Under this line sits a listing. Repeat exactly and only its lines from the one holding "Give me the matplotlib source for this chart." through the one holding "LINE = '#D9D9D9'"; skip pictures.

########################################

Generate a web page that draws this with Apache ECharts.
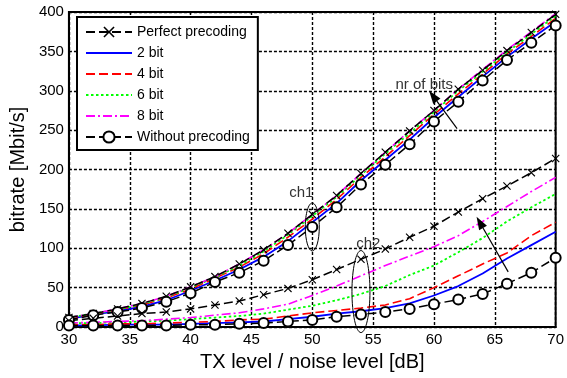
<!DOCTYPE html>
<html>
<head>
<meta charset="utf-8">
<script src="https://cdn.jsdelivr.net/npm/echarts@6/dist/echarts.min.js"></script>
<style>html,body{margin:0;padding:0;background:#fff}#c{width:567px;height:378px}</style>
</head>
<body>
<div id="c"></div>
<script>
// x values (TX level / noise level, dB)
const xs = [30,32,34,36,38,40,42,44,46,48,50,52,54,56,58,60,62,64,66,68,70];
// channel 1 (upper bundle)
const perfectCh1 = [12,17,23,30,39,51,64,80,98,119,143,167,195,222,249,275,302,326,351,374,397];
const bit2Ch1    = [10,16,20,26,34,46,59,73,89,109,133,157,186,212,238,266,292,318,343,366,388];
const bit4Ch1    = [11,16,22,28,37,48,62,76,93,114,137,162,190,216,243,270,296,321,347,369,392];
const bit6Ch1    = [12,17,22,29,38,50,63,78,96,117,141,165,193,220,246,273,300,324,349,372,395];
const bit8Ch1    = [12,17,23,30,39,51,64,80,98,119,143,167,195,222,249,275,302,327,352,375,398];
const withoutCh1 = [9,15,19,24,32,43,57,69,84,104,127,152,181,206,232,261,286,313,339,361,383];
// channel 2 (lower bundle)
const perfectCh2 = [8,11,14,17,19,23,28,33,41,49,60,73,86,99,114,128,146,163,179,196,214];
const bit2Ch2    = [2,2,3,3,3,4,5,6,7,10,13,17,20,24,30,40,52,68,87,104,121];
const bit4Ch2    = [3,3,4,4,5,6,7,9,10,14,18,21,24,28,36,50,65,80,94,116,133];
const bit6Ch2    = [5,5,6,7,8,10,12,14,17,22,27,34,42,52,66,78,95,113,134,152,169];
const bit8Ch2    = [5,6,7,8,10,12,15,18,23,29,40,52,65,78,90,102,116,134,153,172,190];
const withoutCh2 = [2,2,2,2,2,3,3,4,5,7,9,13,16,19,23,29,35,42,55,69,88];
// axis ticks
const xTicks = {min: 30, max: 70, step: 5};
const yTicks = {min: 0, max: 400, step: 50};
const names = ['Perfect precoding','2 bit','4 bit','6 bit','8 bit','Without precoding'];

const FONT = 'Liberation Sans, Arial, Helvetica, sans-serif';
const xMark = 'path://M1,0L5,4L9,0L10,1L6,5L10,9L9,10L5,6L1,10L0,9L4,5L0,1Z';
const noMark = 'path://M0,0L1,0L1,1L0,1Z';

const styles = {
  'Perfect precoding': {color:'#000', type:[9,4], width:1.5, symbol:xMark, symbolSize:8},
  '2 bit': {color:'#0000ff', type:'solid', width:1.8, symbol:noMark},
  '4 bit': {color:'#ff0000', type:[9,4], width:1.6, symbol:noMark},
  '6 bit': {color:'#00ff00', type:[2.5,2.5], width:1.8, symbol:noMark},
  '8 bit': {color:'#ff00ff', type:[9,3,2,3], width:1.6, symbol:noMark},
  'Without precoding': {color:'#000', type:[9,4], width:1.5, symbol:'emptyCircle', symbolSize:10}
};

function mk(name, vals) {
  const s = styles[name];
  const has = s.symbol !== noMark;
  return {
    type:'line', name: name,
    data: xs.map((x,i)=>[x, vals[i]]),
    symbol: s.symbol, symbolSize: has ? s.symbolSize : 1, showSymbol: has,
    lineStyle: {color: s.color, type: s.type, width: s.width},
    itemStyle: {color: has ? s.color : 'rgba(0,0,0,0)', borderWidth: s.symbol === 'emptyCircle' ? 1.8 : 0},
    emphasis: {disabled: true}, silent: true, z: 3
  };
}

const series = [
  mk('2 bit', bit2Ch1), mk('4 bit', bit4Ch1), mk('6 bit', bit6Ch1), mk('8 bit', bit8Ch1),
  mk('Perfect precoding', perfectCh1), mk('Without precoding', withoutCh1),
  mk('2 bit', bit2Ch2), mk('4 bit', bit4Ch2), mk('6 bit', bit6Ch2), mk('8 bit', bit8Ch2),
  mk('Perfect precoding', perfectCh2), mk('Without precoding', withoutCh2)
];

const chart = echarts.init(document.getElementById('c'), null, {renderer:'canvas'});
const splitStyle = {show:true, lineStyle:{color:'#000', type:[3,2], width:1.4}};
chart.setOption({
  animation: false,
  backgroundColor: '#fff',
  grid: {left: 68, right: 10, top: 12, bottom: 51, show: true, borderColor:'#000', borderWidth: 2, backgroundColor:'transparent'},
  xAxis: {
    type:'value', min: xTicks.min, max: xTicks.max, interval: xTicks.step,
    name: 'TX level / noise level [dB]', nameLocation:'middle', nameGap: 25,
    nameTextStyle: {fontFamily: FONT, fontSize: 20, color:'#000'},
    axisLine: {show:true, lineStyle:{color:'#000', width:2}},
    axisTick: {show:false},
    axisLabel: {fontFamily: FONT, fontSize: 15, color:'#000', margin: 5},
    splitLine: splitStyle
  },
  yAxis: {
    type:'value', min: yTicks.min, max: yTicks.max, interval: yTicks.step,
    name: 'bitrate [Mbit/s]', nameLocation:'middle', nameGap: 37,
    nameTextStyle: {fontFamily: FONT, fontSize: 20, color:'#000'},
    axisLine: {show:true, lineStyle:{color:'#000', width:2}},
    axisTick: {show:false},
    axisLabel: {fontFamily: FONT, fontSize: 15, color:'#000', margin: 5},
    splitLine: splitStyle
  },
  legend: {
    data: names, orient:'vertical', left: 77, top: 17,
    itemWidth: 46, itemHeight: 14, itemGap: 7, padding: [8, 8, 6, 8],
    borderColor:'#000', borderWidth: 2, backgroundColor:'#fff',
    textStyle: {fontFamily: FONT, fontSize: 14, color:'#000'},
    selectedMode: false
  },
  series: series
});

// annotations in data coordinates
const annotations = {
  ellipses: [{x:50, y:127, rx:7, ry:24}, {x:54, y:45, rx:9, ry:41}],
  labels: [{x:49.1, y:170, text:'ch1'}, {x:54.6, y:106, text:'ch2'}, {x:59.2, y:307, text:'nr of bits'}],
  arrows: [{from:[61.9, 252], to:[59.6, 300]}, {from:[66.1, 70], to:[63.5, 140]}]
};
const P = (x,y) => chart.convertToPixel({gridIndex:0}, [x,y]);
const g = [];
annotations.ellipses.forEach(e => {
  const c = P(e.x, e.y);
  g.push({type:'ellipse', shape:{cx:c[0], cy:c[1], rx:e.rx, ry:e.ry}, style:{fill:null, stroke:'#000', lineWidth:1}, z:10});
});
annotations.labels.forEach(l => {
  const c = P(l.x, l.y);
  g.push({type:'text', x:c[0], y:c[1], style:{text:l.text, fill:'#333', font:'15px ' + FONT, align:'center', verticalAlign:'middle'}, z:10});
});
annotations.arrows.forEach(a => {
  const p0 = P(a.from[0], a.from[1]), p1 = P(a.to[0], a.to[1]);
  const dx = p1[0]-p0[0], dy = p1[1]-p0[1], L = Math.hypot(dx,dy);
  const ux = dx/L, uy = dy/L, hl = 13, hw = 4.5;
  const bx = p1[0]-ux*hl, by = p1[1]-uy*hl;
  g.push({type:'line', shape:{x1:p0[0], y1:p0[1], x2:bx, y2:by}, style:{stroke:'#000', lineWidth:1.2}, z:10});
  g.push({type:'polygon', shape:{points:[[p1[0],p1[1]],[bx-uy*hw, by+ux*hw],[bx+uy*hw, by-ux*hw]]}, style:{fill:'#000'}, z:10});
});
chart.setOption({graphic: g});
</script>
</body>
</html>
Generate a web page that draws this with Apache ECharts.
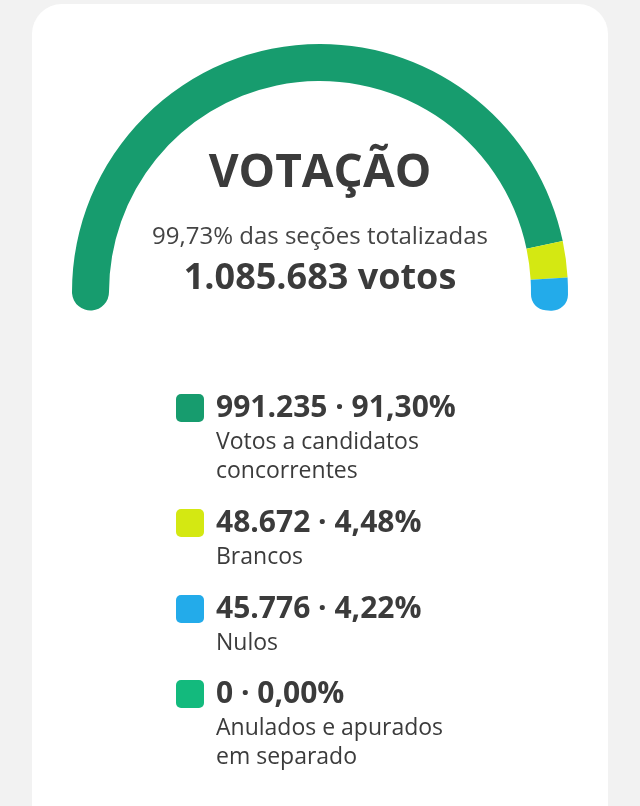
<!DOCTYPE html>
<html>
<head>
<meta charset="utf-8">
<script src="https://cdn.jsdelivr.net/npm/echarts@6/dist/echarts.min.js"></script>
<style>
html,body{margin:0;padding:0;background:#f2f2f2;}
#chart{width:640px;height:806px;}
</style>
</head>
<body>
<div id="chart"></div>
<script>
// ---- data ----
const categories = ['Votos a candidatos concorrentes', 'Brancos', 'Nulos', 'Anulados e apurados em separado'];
const descLines = [['Votos a candidatos', 'concorrentes'], ['Brancos'], ['Nulos'], ['Anulados e apurados', 'em separado']];
const values = [991235, 48672, 45776, 0];
const colors = ['#179c6e', '#d4e812', '#23abea', '#13ba7d'];
const titleText = 'VOTAÇÃO';
const sectionsText = '99,73% das seções totalizadas';

// ---- helpers ----
const total = values.reduce((a, b) => a + b, 0);
function fmtInt(v) { return String(v).replace(/\B(?=(\d{3})+(?!\d))/g, '.'); }
function fmtPct(v) { return (v / total * 100).toFixed(2).replace('.', ',') + '%'; }

const capR = 18.5;
let lastIdx = 0;
values.forEach((v, i) => { if (v > 0) lastIdx = i; });

const rich = {
  g: { width: 12, height: 1 },
  sp: { width: 40, height: 1, lineHeight: 29 },
  a: { fontFamily: 'Open Sans', fontWeight: 'bold', fontSize: 30, lineHeight: 40, color: '#3b3b3b' },
  b: { fontFamily: 'Open Sans', fontSize: 23, lineHeight: 29, color: '#3b3b3b' }
};
colors.forEach((c, i) => {
  rich['sq' + i] = { width: 28, height: 28, lineHeight: 40, backgroundColor: c, borderRadius: 5 };
});

// legend rows: one legend block per category, stacked
const legendTops = [393, 508, 594, 679];
const legends = categories.map((name, i) => ({
  orient: 'vertical',
  left: 171,
  top: legendTops[i],
  padding: 0,
  itemWidth: 0,
  itemHeight: 0,
  textGap: 0,
  icon: 'rect',
  itemStyle: { opacity: 0 },
  selectedMode: false,
  data: [name],
  formatter: function (n) {
    const k = categories.indexOf(n);
    let s = '{sq' + k + '|}{g|}{a|' + fmtInt(values[k]) + ' · ' + fmtPct(values[k]) + '}';
    descLines[k].forEach(l => { s += '\n{sp|}{b|' + l + '}'; });
    return s;
  },
  textStyle: { rich: rich }
}));

const chart = echarts.init(document.getElementById('chart'), null, { renderer: 'canvas' });
chart.setOption({
  backgroundColor: '#f2f2f2',
  animation: false,
  graphic: [
    { type: 'rect', z: -5, shape: { x: 32, y: 4, width: 576, height: 880, r: 30 }, style: { fill: '#ffffff' } },
    { type: 'text', x: 320, y: 174, style: { text: titleText, fontFamily: 'Open Sans', fontWeight: 'bold', fontSize: 46, fill: '#3b3b3b', align: 'center', verticalAlign: 'middle' } },
    { type: 'text', x: 320, y: 237, style: { text: sectionsText, fontFamily: 'Open Sans', fontSize: 24, fill: '#444444', align: 'center', verticalAlign: 'middle' } },
    { type: 'text', x: 320, y: 279, style: { text: fmtInt(total) + ' votos', fontFamily: 'Open Sans', fontWeight: 'bold', fontSize: 36, fill: '#3b3b3b', align: 'center', verticalAlign: 'middle' } }
  ],
  legend: legends,
  series: [{
    type: 'pie',
    center: [320, 292],
    radius: [211, 248],
    startAngle: 184.62,
    endAngle: -4.62,
    clockwise: true,
    silent: true,
    label: { show: false },
    labelLine: { show: false },
    emphasis: { disabled: true },
    data: categories.map((n, i) => ({
      name: n,
      value: values[i],
      itemStyle: {
        color: colors[i],
        borderWidth: 0,
        borderRadius: i === 0 ? [capR, 0, capR, 0] : (i === lastIdx ? [0, capR, 0, capR] : 0)
      }
    }))
  }]
});
</script>
</body>
</html>
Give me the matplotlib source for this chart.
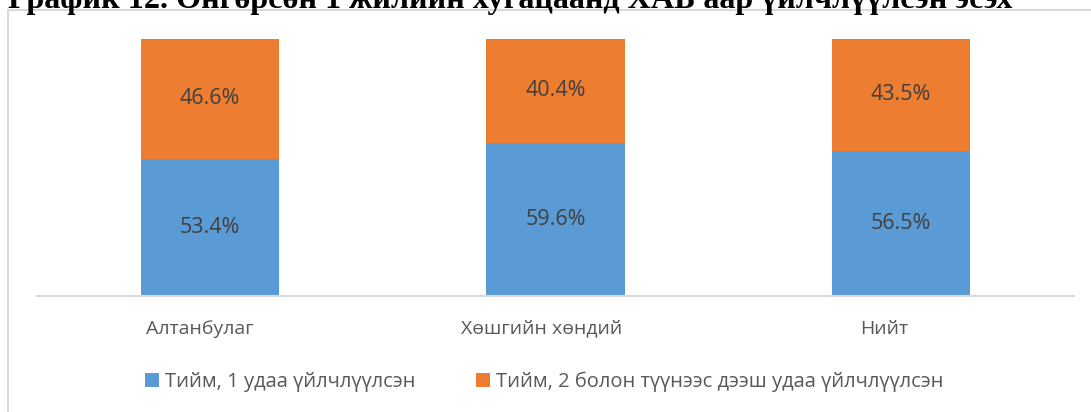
import matplotlib.pyplot as plt
from matplotlib.patches import Rectangle
import numpy as np

# data
categories = ['Алтанбулаг', 'Хөшгийн хөндий', 'Нийт']
once = [53.4, 59.6, 56.5]
more = [46.6, 40.4, 43.5]
series_names = ['Тийм, 1 удаа үйлчлүүлсэн', 'Тийм, 2 болон түүнээс дээш удаа үйлчлүүлсэн']
title = 'График 12. Өнгөрсөн 1 жилийн хугацаанд ХАБ аар үйлчлүүлсэн эсэх'

BLUE = '#5B9BD5'
ORANGE = '#ED7D31'
GRAY_TXT = '#595959'
LINE = '#D9D9D9'

plt.rcParams['font.family'] = ['Open Sans', 'DejaVu Sans']

W, H = 1091, 412
fig = plt.figure(figsize=(W / 100, H / 100), dpi=100)

# chart frame (bottom and right edges fall outside the picture)
fig.patches.append(Rectangle((7.5 / W, -0.1), 1.2, (H - 10) / H + 0.1,
                             transform=fig.transFigure, fill=False,
                             edgecolor=LINE, linewidth=1.5))

# title, cut off at the top
fig.text(8 / W, 1 - 8 / H, title, family='Liberation Serif', weight='bold',
         fontsize=23.1, va='baseline', ha='left', color='black')

ax = fig.add_axes([37 / W, 116 / H, (1074 - 37) / W, (296 - 39) / H])
x = np.arange(len(categories))
frac_once = np.array(once) / 100
frac_more = np.array(more) / 100
b1 = ax.bar(x, frac_once, width=0.4, color=BLUE, label=series_names[0])
b2 = ax.bar(x, frac_more, width=0.4, bottom=frac_once, color=ORANGE, label=series_names[1])

for i in range(len(categories)):
    ax.text(x[i], frac_once[i] / 2, f'{once[i]:.1f}%', ha='center', va='center',
            fontsize=15.5, color='#404040')
    ax.text(x[i], frac_once[i] + frac_more[i] / 2, f'{more[i]:.1f}%', ha='center',
            va='center', fontsize=15.5, color='#404040')

ax.set_xlim(-0.5, len(categories) - 0.5)
ax.set_ylim(0, 1)
# category labels sit a little left of the bars in the original
ax.set_xticks(x * 0.99 - 0.03)
ax.set_xticklabels(categories, fontsize=14, color=GRAY_TXT)
ax.tick_params(axis='x', length=0, pad=17)
ax.set_yticks([])
for s in ['top', 'right', 'left']:
    ax.spines[s].set_visible(False)
ax.spines['bottom'].set_color(LINE)
ax.spines['bottom'].set_linewidth(1.5)

leg = fig.legend(handles=[b1, b2], loc='center', bbox_to_anchor=(544 / W, 1 - 382 / H),
                 ncol=2, frameon=False, fontsize=14.5, handlelength=0.7, handleheight=0.7,
                 handletextpad=0.3, columnspacing=3.0)
for t in leg.get_texts():
    t.set_color(GRAY_TXT)

fig.savefig('out.png', dpi=100)
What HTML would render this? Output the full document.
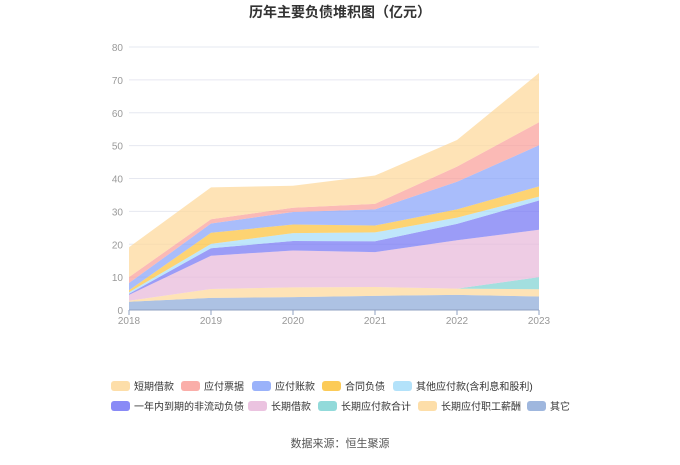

########################################

RESPONSE
Give me the matplotlib source for this chart.
import matplotlib.pyplot as plt
from matplotlib.patches import Rectangle
import numpy as np

# data
categories = ['Алтанбулаг', 'Хөшгийн хөндий', 'Нийт']
once = [53.4, 59.6, 56.5]
more = [46.6, 40.4, 43.5]
series_names = ['Тийм, 1 удаа үйлчлүүлсэн', 'Тийм, 2 болон түүнээс дээш удаа үйлчлүүлсэн']
title = 'График 12. Өнгөрсөн 1 жилийн хугацаанд ХАБ аар үйлчлүүлсэн эсэх'

BLUE = '#5B9BD5'
ORANGE = '#ED7D31'
GRAY_TXT = '#595959'
LINE = '#D9D9D9'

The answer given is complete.